McWethy, meanwhile, had “a real interest” in doing something significant with economics and business. The two interests merged and began to develop from there. McWethy liked the idea of a Dimensions-like center and chose to back it.
Shortly thereafter, Garner and McWethy met with Ted Snyder, dean of the Graduate School of Business at the University of Chicago. The University of Chicago had developed the Economics Research Center in 2001 and had incorporated a number of other disciplines into the center’s purpose.
“It was in that meeting that we decided we wanted to make this an interdisciplinary center that touched on politics, and public policy and history and the social sciences,” said McWethy. “That was the time I saw it spreading beyond economics. That’s how it happened.”
“It fit,” said Garner. “We wanted the Berry Center to provide premier opportunities for students who could provide leadership, and that involves public policy.”
Bridging the gap
From that idea developed a dynamic interdisciplinary center that has become a centerpiece of a Cornell education in economics, politics, history, and other disciplines. It seeks to “bridge the gap” according to Farooqi, a Cornell professor of economics and business since 1987.

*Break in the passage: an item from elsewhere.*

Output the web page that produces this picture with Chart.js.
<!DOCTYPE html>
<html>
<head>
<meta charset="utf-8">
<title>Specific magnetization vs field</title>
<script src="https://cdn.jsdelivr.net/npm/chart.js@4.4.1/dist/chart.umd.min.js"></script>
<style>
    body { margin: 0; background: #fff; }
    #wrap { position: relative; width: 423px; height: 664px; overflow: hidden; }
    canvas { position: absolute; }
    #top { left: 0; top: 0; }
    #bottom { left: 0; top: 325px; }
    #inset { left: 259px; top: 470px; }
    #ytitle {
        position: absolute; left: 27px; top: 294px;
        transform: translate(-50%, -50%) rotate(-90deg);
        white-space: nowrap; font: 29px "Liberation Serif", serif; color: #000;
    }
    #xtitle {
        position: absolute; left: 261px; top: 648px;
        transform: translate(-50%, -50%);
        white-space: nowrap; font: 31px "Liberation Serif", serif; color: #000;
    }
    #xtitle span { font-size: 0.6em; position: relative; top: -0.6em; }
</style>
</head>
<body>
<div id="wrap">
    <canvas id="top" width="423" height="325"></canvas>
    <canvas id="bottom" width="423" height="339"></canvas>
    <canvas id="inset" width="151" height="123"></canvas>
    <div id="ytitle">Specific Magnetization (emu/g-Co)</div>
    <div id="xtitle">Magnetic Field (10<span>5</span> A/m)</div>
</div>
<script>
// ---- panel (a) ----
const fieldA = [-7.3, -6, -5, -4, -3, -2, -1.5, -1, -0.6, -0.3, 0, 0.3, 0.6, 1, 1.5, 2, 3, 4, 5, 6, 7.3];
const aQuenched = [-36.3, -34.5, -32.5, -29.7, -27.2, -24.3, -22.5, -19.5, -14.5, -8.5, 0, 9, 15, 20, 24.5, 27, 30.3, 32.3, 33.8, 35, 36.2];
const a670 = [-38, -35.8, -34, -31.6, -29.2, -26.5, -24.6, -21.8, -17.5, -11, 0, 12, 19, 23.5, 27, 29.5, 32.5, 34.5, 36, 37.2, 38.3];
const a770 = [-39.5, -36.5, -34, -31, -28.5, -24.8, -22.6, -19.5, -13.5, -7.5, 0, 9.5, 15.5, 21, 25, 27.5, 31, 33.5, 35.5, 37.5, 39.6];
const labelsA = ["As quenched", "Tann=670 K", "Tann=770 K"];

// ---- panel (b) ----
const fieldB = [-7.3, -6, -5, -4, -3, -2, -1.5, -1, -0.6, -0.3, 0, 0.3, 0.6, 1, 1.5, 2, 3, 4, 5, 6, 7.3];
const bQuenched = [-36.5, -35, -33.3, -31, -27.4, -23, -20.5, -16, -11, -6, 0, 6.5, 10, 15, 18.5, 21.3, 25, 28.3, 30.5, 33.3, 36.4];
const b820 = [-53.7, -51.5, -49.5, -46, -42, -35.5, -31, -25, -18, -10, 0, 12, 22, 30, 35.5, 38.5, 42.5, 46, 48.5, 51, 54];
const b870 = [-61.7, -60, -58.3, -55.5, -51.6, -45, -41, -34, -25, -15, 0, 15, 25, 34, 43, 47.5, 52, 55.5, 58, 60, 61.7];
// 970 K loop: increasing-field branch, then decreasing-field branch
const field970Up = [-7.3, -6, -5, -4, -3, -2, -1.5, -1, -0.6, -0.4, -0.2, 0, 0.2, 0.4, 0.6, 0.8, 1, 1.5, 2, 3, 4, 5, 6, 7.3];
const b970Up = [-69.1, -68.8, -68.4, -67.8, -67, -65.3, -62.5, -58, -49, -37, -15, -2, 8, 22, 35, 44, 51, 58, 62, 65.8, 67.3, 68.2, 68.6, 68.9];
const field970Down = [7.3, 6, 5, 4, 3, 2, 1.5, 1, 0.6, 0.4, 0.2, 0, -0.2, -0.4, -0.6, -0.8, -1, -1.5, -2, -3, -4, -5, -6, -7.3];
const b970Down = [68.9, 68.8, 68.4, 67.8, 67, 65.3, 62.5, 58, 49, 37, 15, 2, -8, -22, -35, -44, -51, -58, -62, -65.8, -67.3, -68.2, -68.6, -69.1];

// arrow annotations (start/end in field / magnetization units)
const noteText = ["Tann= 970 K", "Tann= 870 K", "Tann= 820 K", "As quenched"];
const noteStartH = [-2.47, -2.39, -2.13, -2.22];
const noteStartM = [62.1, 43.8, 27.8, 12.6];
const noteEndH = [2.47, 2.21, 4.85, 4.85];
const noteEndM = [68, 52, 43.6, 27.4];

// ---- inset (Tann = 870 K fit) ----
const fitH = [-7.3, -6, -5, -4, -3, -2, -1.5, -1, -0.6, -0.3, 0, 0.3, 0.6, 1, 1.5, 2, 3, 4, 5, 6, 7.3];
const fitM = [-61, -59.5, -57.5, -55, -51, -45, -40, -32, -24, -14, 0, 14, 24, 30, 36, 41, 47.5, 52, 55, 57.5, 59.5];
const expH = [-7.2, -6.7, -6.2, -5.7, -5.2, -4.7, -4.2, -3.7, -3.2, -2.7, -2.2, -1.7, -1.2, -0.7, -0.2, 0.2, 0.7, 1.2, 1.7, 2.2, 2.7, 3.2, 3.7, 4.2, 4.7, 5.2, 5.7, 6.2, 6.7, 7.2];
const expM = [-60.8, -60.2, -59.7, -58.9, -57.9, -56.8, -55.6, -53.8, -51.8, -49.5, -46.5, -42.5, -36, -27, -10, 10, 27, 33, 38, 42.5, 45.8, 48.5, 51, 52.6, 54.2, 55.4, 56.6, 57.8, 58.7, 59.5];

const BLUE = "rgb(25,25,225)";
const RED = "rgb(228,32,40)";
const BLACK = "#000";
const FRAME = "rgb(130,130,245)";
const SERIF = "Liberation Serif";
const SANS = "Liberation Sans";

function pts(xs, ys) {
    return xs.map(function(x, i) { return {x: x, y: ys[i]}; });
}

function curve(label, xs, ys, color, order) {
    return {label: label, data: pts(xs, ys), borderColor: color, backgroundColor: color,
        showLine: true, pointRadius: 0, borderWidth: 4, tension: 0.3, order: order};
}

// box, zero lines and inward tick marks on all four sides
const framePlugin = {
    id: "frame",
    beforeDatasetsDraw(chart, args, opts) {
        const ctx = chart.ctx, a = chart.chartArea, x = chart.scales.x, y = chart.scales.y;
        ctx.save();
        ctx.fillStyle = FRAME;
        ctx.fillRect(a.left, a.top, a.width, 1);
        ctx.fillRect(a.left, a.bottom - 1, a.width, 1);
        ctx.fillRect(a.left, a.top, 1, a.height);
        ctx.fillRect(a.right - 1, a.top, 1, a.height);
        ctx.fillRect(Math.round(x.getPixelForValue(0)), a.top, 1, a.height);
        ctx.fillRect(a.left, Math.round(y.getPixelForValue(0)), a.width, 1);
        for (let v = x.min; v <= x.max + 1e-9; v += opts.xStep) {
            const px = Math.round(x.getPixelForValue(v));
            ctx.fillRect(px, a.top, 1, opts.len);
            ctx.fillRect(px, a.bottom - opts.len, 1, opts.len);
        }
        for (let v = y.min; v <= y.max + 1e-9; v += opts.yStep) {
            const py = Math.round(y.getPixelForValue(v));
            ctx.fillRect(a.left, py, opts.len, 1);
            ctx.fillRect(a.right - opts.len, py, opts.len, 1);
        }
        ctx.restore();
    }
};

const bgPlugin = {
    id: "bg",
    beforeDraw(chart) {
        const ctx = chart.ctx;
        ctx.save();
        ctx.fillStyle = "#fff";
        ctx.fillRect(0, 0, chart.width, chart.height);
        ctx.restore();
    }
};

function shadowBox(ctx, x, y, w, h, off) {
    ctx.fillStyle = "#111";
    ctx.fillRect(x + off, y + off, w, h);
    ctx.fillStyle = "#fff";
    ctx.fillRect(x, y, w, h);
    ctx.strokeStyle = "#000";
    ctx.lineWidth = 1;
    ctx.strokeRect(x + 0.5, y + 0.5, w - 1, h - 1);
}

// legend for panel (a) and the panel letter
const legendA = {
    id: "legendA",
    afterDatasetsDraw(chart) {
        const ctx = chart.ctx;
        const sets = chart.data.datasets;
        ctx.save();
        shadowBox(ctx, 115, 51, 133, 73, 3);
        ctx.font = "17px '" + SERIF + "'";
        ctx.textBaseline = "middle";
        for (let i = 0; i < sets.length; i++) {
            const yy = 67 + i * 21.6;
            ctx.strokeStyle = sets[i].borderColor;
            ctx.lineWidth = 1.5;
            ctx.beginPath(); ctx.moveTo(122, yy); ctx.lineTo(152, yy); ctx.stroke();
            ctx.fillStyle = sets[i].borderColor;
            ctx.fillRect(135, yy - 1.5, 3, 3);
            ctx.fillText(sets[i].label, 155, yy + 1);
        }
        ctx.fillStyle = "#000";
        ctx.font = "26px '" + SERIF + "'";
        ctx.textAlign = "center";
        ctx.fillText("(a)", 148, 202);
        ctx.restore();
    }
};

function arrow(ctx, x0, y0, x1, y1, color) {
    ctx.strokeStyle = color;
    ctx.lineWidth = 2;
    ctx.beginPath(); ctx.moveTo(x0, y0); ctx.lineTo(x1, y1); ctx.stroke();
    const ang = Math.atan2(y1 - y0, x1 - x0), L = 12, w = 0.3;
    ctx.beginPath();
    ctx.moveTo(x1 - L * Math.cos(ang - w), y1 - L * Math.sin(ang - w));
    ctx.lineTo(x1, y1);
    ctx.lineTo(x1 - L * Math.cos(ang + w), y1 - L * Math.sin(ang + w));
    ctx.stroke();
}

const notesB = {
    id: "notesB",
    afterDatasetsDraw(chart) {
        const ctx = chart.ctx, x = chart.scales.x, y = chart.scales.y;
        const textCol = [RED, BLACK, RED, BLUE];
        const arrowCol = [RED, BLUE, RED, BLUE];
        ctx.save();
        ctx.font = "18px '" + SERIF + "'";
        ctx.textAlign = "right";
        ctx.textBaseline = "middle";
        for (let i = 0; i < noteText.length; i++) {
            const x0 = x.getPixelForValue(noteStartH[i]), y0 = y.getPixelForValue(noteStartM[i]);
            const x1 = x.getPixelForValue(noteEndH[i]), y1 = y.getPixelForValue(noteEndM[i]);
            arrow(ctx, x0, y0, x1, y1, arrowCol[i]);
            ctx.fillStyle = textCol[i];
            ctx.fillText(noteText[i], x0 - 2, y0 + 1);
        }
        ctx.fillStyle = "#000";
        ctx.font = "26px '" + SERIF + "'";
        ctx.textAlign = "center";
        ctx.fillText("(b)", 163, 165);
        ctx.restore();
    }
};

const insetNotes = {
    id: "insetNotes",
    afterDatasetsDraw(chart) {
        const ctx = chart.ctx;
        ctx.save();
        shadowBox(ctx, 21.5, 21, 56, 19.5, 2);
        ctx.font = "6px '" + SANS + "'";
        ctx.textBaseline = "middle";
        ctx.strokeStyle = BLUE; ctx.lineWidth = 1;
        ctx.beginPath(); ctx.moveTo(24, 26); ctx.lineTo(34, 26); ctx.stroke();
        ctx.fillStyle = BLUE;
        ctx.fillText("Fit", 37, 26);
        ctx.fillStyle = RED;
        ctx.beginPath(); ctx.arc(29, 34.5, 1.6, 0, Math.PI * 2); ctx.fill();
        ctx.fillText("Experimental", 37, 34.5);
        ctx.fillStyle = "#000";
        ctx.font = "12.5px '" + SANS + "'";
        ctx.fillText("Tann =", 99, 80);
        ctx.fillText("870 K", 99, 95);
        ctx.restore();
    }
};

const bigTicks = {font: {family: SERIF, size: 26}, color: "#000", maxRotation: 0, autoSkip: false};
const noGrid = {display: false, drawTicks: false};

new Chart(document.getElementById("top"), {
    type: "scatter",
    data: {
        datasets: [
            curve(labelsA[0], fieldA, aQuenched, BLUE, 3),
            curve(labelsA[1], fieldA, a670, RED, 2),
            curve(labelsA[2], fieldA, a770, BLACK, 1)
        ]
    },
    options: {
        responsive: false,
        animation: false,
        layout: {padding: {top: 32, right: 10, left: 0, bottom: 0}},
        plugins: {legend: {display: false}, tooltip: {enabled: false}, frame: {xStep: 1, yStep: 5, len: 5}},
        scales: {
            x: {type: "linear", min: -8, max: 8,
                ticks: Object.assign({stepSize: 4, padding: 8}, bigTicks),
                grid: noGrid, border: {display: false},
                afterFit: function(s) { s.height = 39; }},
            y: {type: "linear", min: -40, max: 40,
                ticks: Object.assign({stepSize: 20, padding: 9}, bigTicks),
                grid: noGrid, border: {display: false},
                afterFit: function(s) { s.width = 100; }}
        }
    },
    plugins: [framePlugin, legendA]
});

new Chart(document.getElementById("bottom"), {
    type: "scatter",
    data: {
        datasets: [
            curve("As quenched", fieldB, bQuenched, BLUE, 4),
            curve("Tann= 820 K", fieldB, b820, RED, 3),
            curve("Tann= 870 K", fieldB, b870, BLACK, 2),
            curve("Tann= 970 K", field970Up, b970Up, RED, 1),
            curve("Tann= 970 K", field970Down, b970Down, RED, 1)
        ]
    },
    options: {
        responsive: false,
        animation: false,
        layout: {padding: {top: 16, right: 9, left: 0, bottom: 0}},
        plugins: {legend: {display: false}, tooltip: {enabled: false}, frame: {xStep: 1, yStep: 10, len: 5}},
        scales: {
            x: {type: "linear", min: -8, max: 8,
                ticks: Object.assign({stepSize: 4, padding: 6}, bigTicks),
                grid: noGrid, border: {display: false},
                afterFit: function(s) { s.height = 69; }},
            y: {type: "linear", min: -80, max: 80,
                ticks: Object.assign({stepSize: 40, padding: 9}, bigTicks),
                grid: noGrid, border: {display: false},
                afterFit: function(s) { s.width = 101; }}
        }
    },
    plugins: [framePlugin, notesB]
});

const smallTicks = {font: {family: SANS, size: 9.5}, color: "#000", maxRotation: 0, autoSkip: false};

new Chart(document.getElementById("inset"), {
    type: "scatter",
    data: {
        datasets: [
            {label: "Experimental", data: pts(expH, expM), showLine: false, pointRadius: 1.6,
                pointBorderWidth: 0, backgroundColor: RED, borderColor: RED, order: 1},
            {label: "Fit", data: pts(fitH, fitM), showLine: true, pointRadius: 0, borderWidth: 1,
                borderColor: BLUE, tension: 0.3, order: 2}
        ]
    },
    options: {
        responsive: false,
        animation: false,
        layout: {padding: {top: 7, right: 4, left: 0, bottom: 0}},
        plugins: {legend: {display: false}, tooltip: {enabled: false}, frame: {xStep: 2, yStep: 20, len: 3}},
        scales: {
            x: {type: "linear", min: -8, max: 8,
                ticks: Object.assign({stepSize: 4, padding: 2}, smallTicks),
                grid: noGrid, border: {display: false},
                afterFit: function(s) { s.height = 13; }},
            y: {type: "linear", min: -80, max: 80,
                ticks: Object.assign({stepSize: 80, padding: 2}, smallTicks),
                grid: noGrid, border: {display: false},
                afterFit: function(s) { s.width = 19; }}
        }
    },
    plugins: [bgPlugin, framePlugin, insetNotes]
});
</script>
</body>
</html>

“The Berry Center enables us to offer a high-quality liberal arts program in economics, business, and public policy, and at the same time provide students with experiential learning opportunities that will make them competitive in the workplace,” he said.
It accomplishes this through a variety of opportunities on campus and off. Reading groups, internships, distinguished visitors, and supported classes all line the Berry Center’s own padded resume, and each one holds a unique spot in the menagerie of student opportunities.